Monthly Customer Charge

The monthly expense for each meter, including billing and payment processing.

Monthly Minimum charge = $28.00 per month

$28.00

Flat Fee

=

Total Charge

Total of wholesale power, VEC distribution charge, and monthly customer charge for the billing period.

$126.12

(based on 1,000 kWh usage)

About Your Meter

Ensuring our members are accurately billed for the energy they use is as important as providing safe, reliable electric service. Accurate bills start with the electric meter.

Meters measure how many kilowatt-hours, the unit of measurement for electricity, members use. VEC's meters are able to record energy use in hourly increments.VEC uses AMI (advanced metering infrastructure) meters, which are read automatically and remotely each day.

The meter readings then flow into VEC's meter data management system that processes them, then sends them to our website, where our members can access their account information 24 hours a day, 365 days a year via our powerMINDER. The data also goes to our billing system, which generates each members’ bill on a monthly basis.

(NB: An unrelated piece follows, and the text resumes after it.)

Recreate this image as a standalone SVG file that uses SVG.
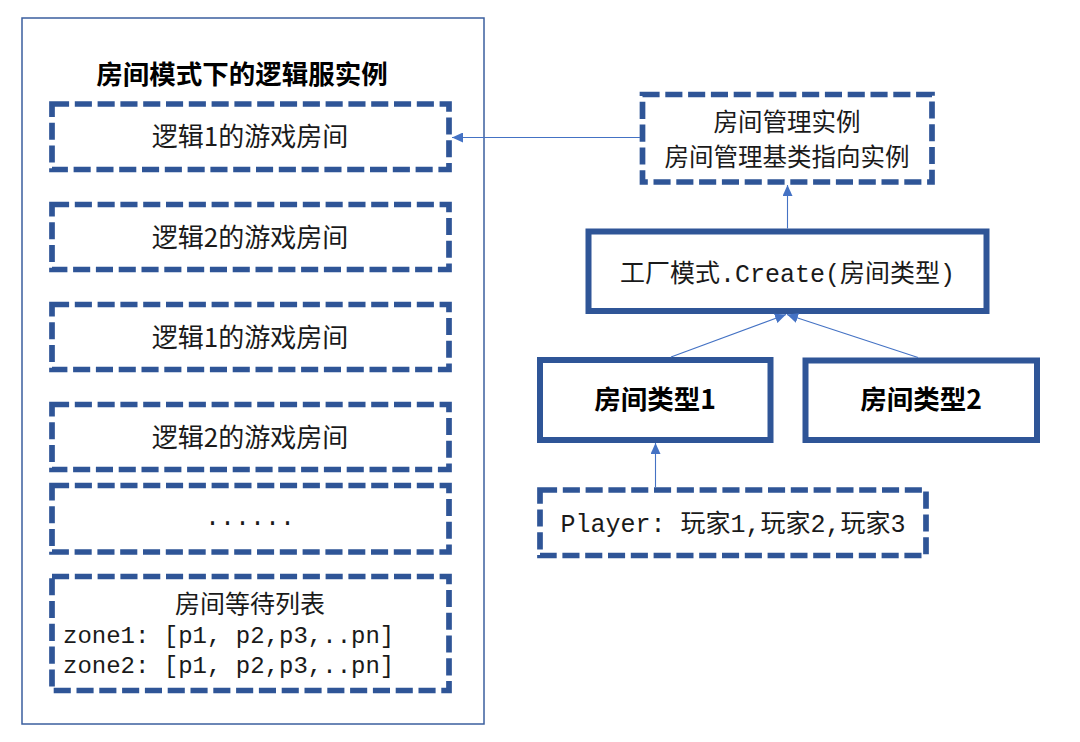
<svg xmlns="http://www.w3.org/2000/svg" width="1080" height="742" viewBox="0 0 1080 742">
<defs>
<style>
.outer{fill:#fff;stroke:#3B5F9E;stroke-width:1.5}
.dash{fill:#fff;stroke:#2F5597;stroke-width:5.7;stroke-dasharray:17.1 5.7}
.solid{fill:#fff;stroke:#2F5597;stroke-width:6}
.t{font-family:"Noto Sans CJK SC","Noto Sans",sans-serif;font-size:26px;fill:#1a1a1a;text-anchor:middle}
.b{font-weight:bold;fill:#000;font-size:26.5px}
.m{font-family:"Liberation Mono","Noto Sans CJK SC",monospace;font-size:25px;fill:#1a1a1a}
.conn{stroke:#4472C4;stroke-width:1.1;fill:none}
</style>
<marker id="ah" markerUnits="userSpaceOnUse" markerWidth="12" markerHeight="10" viewBox="0 0 12 10" refX="11" refY="5" orient="auto">
<path d="M0,0 L11,5 L0,10 Z" fill="#4472C4"/>
</marker>
</defs>
<rect width="1080" height="742" fill="#fff"/>
<g id="container">
<rect class="outer" x="22" y="18" width="462" height="706"/>
<text class="t b" x="242" y="84">房间模式下的逻辑服实例</text>
</g>
<g id="room1">
<rect class="dash" x="52" y="104" width="397" height="65.5"/>
<text class="t" x="250" y="146">逻辑1的游戏房间</text>
</g>
<g id="room2">
<rect class="dash" x="52" y="204.5" width="397" height="65"/>
<text class="t" x="250" y="246.5">逻辑2的游戏房间</text>
</g>
<g id="room3">
<rect class="dash" x="52" y="304.5" width="397" height="65"/>
<text class="t" x="250" y="346.5">逻辑1的游戏房间</text>
</g>
<g id="room4">
<rect class="dash" x="52" y="404.5" width="397" height="65"/>
<text class="t" x="250" y="446.5">逻辑2的游戏房间</text>
</g>
<g id="room-more">
<rect class="dash" x="52" y="485.5" width="397" height="66.5"/>
<text class="m" x="250" y="525" text-anchor="middle">......</text>
</g>
<g id="wait-list">
<rect class="dash" x="52" y="576.5" width="397" height="114"/>
<text class="t" x="250" y="613" style="font-size:25px">房间等待列表</text>
<text class="m" x="63" y="643" style="font-size:24px">zone1: [p1, p2,p3,..pn]</text>
<text class="m" x="63" y="673" style="font-size:24px">zone2: [p1, p2,p3,..pn]</text>
</g>
<g id="manager">
<rect class="dash" x="642.5" y="94.5" width="289.5" height="87.5"/>
<text class="t" x="787" y="131" style="font-size:24.5px">房间管理实例</text>
<text class="t" x="787" y="166" style="font-size:24.5px">房间管理基类指向实例</text>
</g>
<g id="factory">
<rect class="solid" x="588.5" y="231.5" width="398" height="79.5"/>
<text class="m" x="787.5" y="282" text-anchor="middle">工厂模式.Create(房间类型)</text>
</g>
<g id="type1">
<rect class="solid" x="540" y="360" width="230.5" height="80"/>
<text class="t b" x="655" y="409">房间类型1</text>
</g>
<g id="type2">
<rect class="solid" x="805.5" y="360.5" width="231.5" height="79.5"/>
<text class="t b" x="921" y="409">房间类型2</text>
</g>
<g id="player">
<rect class="dash" x="540" y="490" width="386" height="65.5"/>
<text class="m" x="733" y="532" text-anchor="middle">Player: 玩家1,玩家2,玩家3</text>
</g>
<g id="connectors">
<line class="conn" x1="640" y1="137.5" x2="452" y2="137.5" marker-end="url(#ah)"/>
<line class="conn" x1="787.5" y1="228.5" x2="787.5" y2="185" marker-end="url(#ah)"/>
<line class="conn" x1="671" y1="357" x2="786" y2="314.5" marker-end="url(#ah)"/>
<line class="conn" x1="918" y1="357.5" x2="787" y2="314.5" marker-end="url(#ah)"/>
<line class="conn" x1="655.5" y1="487" x2="655.5" y2="443" marker-end="url(#ah)"/>
</g>
</svg>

Power Cost Recovery Factor (PCRF)

What is PCRF?

VEC is a distribution cooperative, which means it purchases power wholesale from another entity, then distributes that power to its members. VEC buys the bulk of its power from the South Texas Electric Cooperative (STEC). The PCRF is the part of your electric bill that directly reflects the fluctuating cost of generating power.

Whenever you see the PCRF charge go up or down, it means VEC is modifying it in order to purchase the power needed to provide electricity to all of its members.

How does it affect my bill?

Part of VEC's rate is used to recover a set amount of its power cost or electric generation. As the cost of purchasing power rises above that set amount, VEC adjusts the PCRF in order to recover the additional cost. So, our rate doesn't change — the PCRF does.

It's much like the cost of your car — your monthly car payment stays the same, but as gasoline prices at the pump change, so do the costs to use your car.

The main advantage of having a PCRF that's responsive to fuel prices is that whenever fuel costs fall, VEC members aren't stuck with a higher PCRF because it falls, too.

When does the rate change?

Investor-owned utilities can only adjust their rates for fuel cost fluctuations twice a year, and only with the approval of the Texas Public Utility Commission.

As a member-owned electric cooperative governed by an elected Board of Directors and not regulated by the Public Utility Commission, VEC can modify the PCRF whenever the need arises in response to fuel prices. VEC definitely isn't alone in dealing with increased fuel costs; almost every electric company across the country faces the same issue. Demand for energy grows annually.